* WHAT IS EXPECTED *
Copy the listing verbatim, excluding any images found in it.

********

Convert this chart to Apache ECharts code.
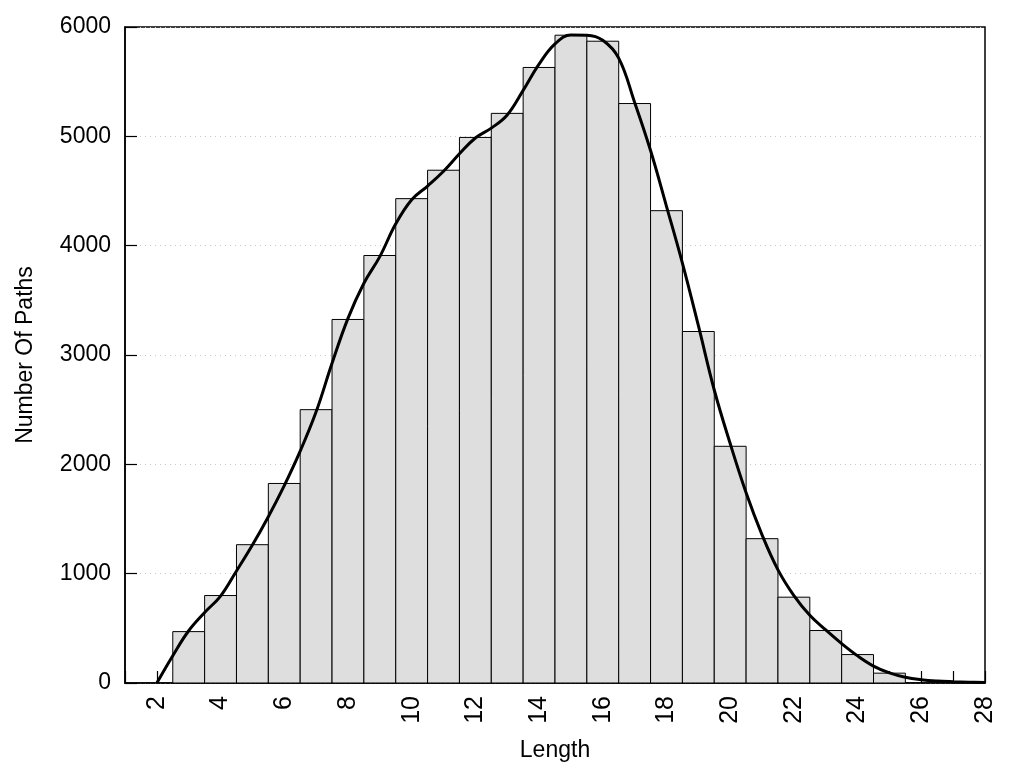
<!DOCTYPE html>
<html>
<head>
<meta charset="utf-8">
<script src="https://cdn.jsdelivr.net/npm/echarts@6/dist/echarts.min.js"></script>
<style>
html,body{margin:0;padding:0;background:#fff;}
#chart{width:1024px;height:768px;}
</style>
</head>
<body>
<div id="chart"></div>
<script>
// Histogram bins (bar centers) and counts
var binCenters = [3,4,5,6,7,8,9,10,11,12,13,14,15,16,17,18,19,20,21,22,23,24,25];
var binCounts = [470,800,1265,1825,2500,3325,3910,4430,4690,4990,5210,5630,5925,5870,5300,4320,3215,2165,1320,785,480,260,90];

// Smooth density curve
var curveX = [2,2.5,3,3.5,4,4.5,5,5.5,6,6.5,7,7.5,8,8.5,9,9.5,10,10.5,11,11.5,12,12.5,13,13.5,14,14.5,15,15.5,16,16.5,17,17.5,18,18.5,19,19.5,20,20.5,21,21.5,22,22.5,23,23.5,24,24.5,25,25.5,26,26.5,27,27.5,28];
var curveY = [0,250,478,645,795,1025,1262,1521,1805,2120,2480,2924,3335,3656,3900,4200,4420,4545,4680,4840,4985,5075,5195,5420,5660,5845,5927,5925,5878,5715,5310,4870,4360,3840,3270,2680,2190,1740,1355,1035,800,620,485,360,248,155,92,52,30,18,12,8,5];

var yTicks = [0,1000,2000,3000,4000,5000,6000];
var xTickLabels = [2,4,6,8,10,12,14,16,18,20,22,24,26,28];

var barData = binCenters.map(function(c,i){return [c, binCounts[i]];});
var curveData = curveX.map(function(x,i){return [x, curveY[i]];});

var FONT = '"Liberation Sans", Arial, sans-serif';
var chart = echarts.init(document.getElementById('chart'), null, {renderer:'canvas'});
chart.setOption({
  animation:false,
  backgroundColor:'#fff',
  grid:{left:125,right:39,top:27,bottom:85,show:true,borderColor:'#000',borderWidth:1.5,backgroundColor:'transparent'},
  xAxis:{
    type:'value',min:1,max:28,interval:1,
    name:'Length',nameLocation:'middle',nameGap:56,
    nameTextStyle:{fontFamily:FONT,fontSize:23,color:'#000'},
    axisLine:{show:true,lineStyle:{color:'#000',width:1.5}},
    axisTick:{show:true,inside:true,length:12,lineStyle:{color:'#000',width:1.2}},
    axisLabel:{rotate:90,margin:13,fontFamily:FONT,fontSize:25,color:'#000',
      formatter:function(v){return xTickLabels.indexOf(v)>=0?String(v):'';}},
    splitLine:{show:false}
  },
  yAxis:{
    type:'value',min:yTicks[0],max:yTicks[yTicks.length-1],interval:1000,
    name:'Number Of Paths',nameLocation:'middle',nameGap:88,
    nameTextStyle:{fontFamily:FONT,fontSize:23,color:'#000'},
    axisLine:{show:true,lineStyle:{color:'#000',width:1.5}},
    axisTick:{show:true,inside:true,length:12,lineStyle:{color:'#000',width:1.2}},
    axisLabel:{margin:14,fontFamily:FONT,fontSize:23,color:'#000',formatter:function(v){return String(v);}},
    splitLine:{show:true,lineStyle:{color:'#c8c8c8',type:[1,4],width:1}}
  },
  series:[
    {
      type:'custom',
      z:3,
      data:barData,
      renderItem:function(params,api){
        var x=api.value(0), y=api.value(1);
        var p1=api.coord([x-0.5,y]);
        var p2=api.coord([x+0.5,0]);
        return {type:'rect',shape:{x:p1[0],y:p1[1],width:p2[0]-p1[0],height:p2[1]-p1[1]},
          style:{fill:'#dedede',stroke:'#000',lineWidth:1}};
      }
    },
    {
      type:'line',z:5,data:curveData,smooth:0.4,showSymbol:false,symbol:'none',
      lineStyle:{color:'#000',width:3}
    }
  ]
});
</script>
</body>
</html>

********

* SOLUTION TO THIS EXERCISE *
Convert this chart to Apache ECharts code.
<!DOCTYPE html>
<html>
<head>
<meta charset="utf-8">
<script src="https://cdn.jsdelivr.net/npm/echarts@6/dist/echarts.min.js"></script>
<style>
html,body{margin:0;padding:0;background:#fff;}
#chart{width:1024px;height:768px;}
</style>
</head>
<body>
<div id="chart"></div>
<script>
// Histogram bins (bar centers) and counts
var binCenters = [3,4,5,6,7,8,9,10,11,12,13,14,15,16,17,18,19,20,21,22,23,24,25];
var binCounts = [470,800,1265,1825,2500,3325,3910,4430,4690,4990,5210,5630,5925,5870,5300,4320,3215,2165,1320,785,480,260,90];

// Smooth density curve
var curveX = [2,2.5,3,3.5,4,4.5,5,5.5,6,6.5,7,7.5,8,8.5,9,9.5,10,10.5,11,11.5,12,12.5,13,13.5,14,14.5,15,15.5,16,16.5,17,17.5,18,18.5,19,19.5,20,20.5,21,21.5,22,22.5,23,23.5,24,24.5,25,25.5,26,26.5,27,27.5,28];
var curveY = [0,250,478,645,795,1025,1262,1521,1805,2120,2480,2924,3335,3656,3900,4200,4420,4545,4680,4840,4985,5075,5195,5420,5660,5845,5927,5925,5878,5715,5310,4870,4360,3840,3270,2680,2190,1740,1355,1035,800,620,485,360,248,155,92,52,30,18,12,8,5];

var yTicks = [0,1000,2000,3000,4000,5000,6000];
var xTickLabels = [2,4,6,8,10,12,14,16,18,20,22,24,26,28];

var barData = binCenters.map(function(c,i){return [c, binCounts[i]];});
var curveData = curveX.map(function(x,i){return [x, curveY[i]];});

var FONT = '"Liberation Sans", Arial, sans-serif';
var chart = echarts.init(document.getElementById('chart'), null, {renderer:'canvas'});
chart.setOption({
  animation:false,
  backgroundColor:'#fff',
  grid:{left:125,right:39,top:27,bottom:85,show:true,borderColor:'#000',borderWidth:1.5,backgroundColor:'transparent'},
  xAxis:{
    type:'value',min:1,max:28,interval:1,
    name:'Length',nameLocation:'middle',nameGap:56,
    nameTextStyle:{fontFamily:FONT,fontSize:23,color:'#000'},
    axisLine:{show:true,lineStyle:{color:'#000',width:1.5}},
    axisTick:{show:true,inside:true,length:12,lineStyle:{color:'#000',width:1.2}},
    axisLabel:{rotate:90,margin:13,fontFamily:FONT,fontSize:25,color:'#000',
      formatter:function(v){return xTickLabels.indexOf(v)>=0?String(v):'';}},
    splitLine:{show:false}
  },
  yAxis:{
    type:'value',min:yTicks[0],max:yTicks[yTicks.length-1],interval:1000,
    name:'Number Of Paths',nameLocation:'middle',nameGap:88,
    nameTextStyle:{fontFamily:FONT,fontSize:23,color:'#000'},
    axisLine:{show:true,lineStyle:{color:'#000',width:1.5}},
    axisTick:{show:true,inside:true,length:12,lineStyle:{color:'#000',width:1.2}},
    axisLabel:{margin:14,fontFamily:FONT,fontSize:23,color:'#000',formatter:function(v){return String(v);}},
    splitLine:{show:true,lineStyle:{color:'#c8c8c8',type:[1,4],width:1}}
  },
  series:[
    {
      type:'custom',
      z:3,
      data:barData,
      renderItem:function(params,api){
        var x=api.value(0), y=api.value(1);
        var p1=api.coord([x-0.5,y]);
        var p2=api.coord([x+0.5,0]);
        return {type:'rect',shape:{x:p1[0],y:p1[1],width:p2[0]-p1[0],height:p2[1]-p1[1]},
          style:{fill:'#dedede',stroke:'#000',lineWidth:1}};
      }
    },
    {
      type:'line',z:5,data:curveData,smooth:0.4,showSymbol:false,symbol:'none',
      lineStyle:{color:'#000',width:3}
    }
  ]
});
</script>
</body>
</html>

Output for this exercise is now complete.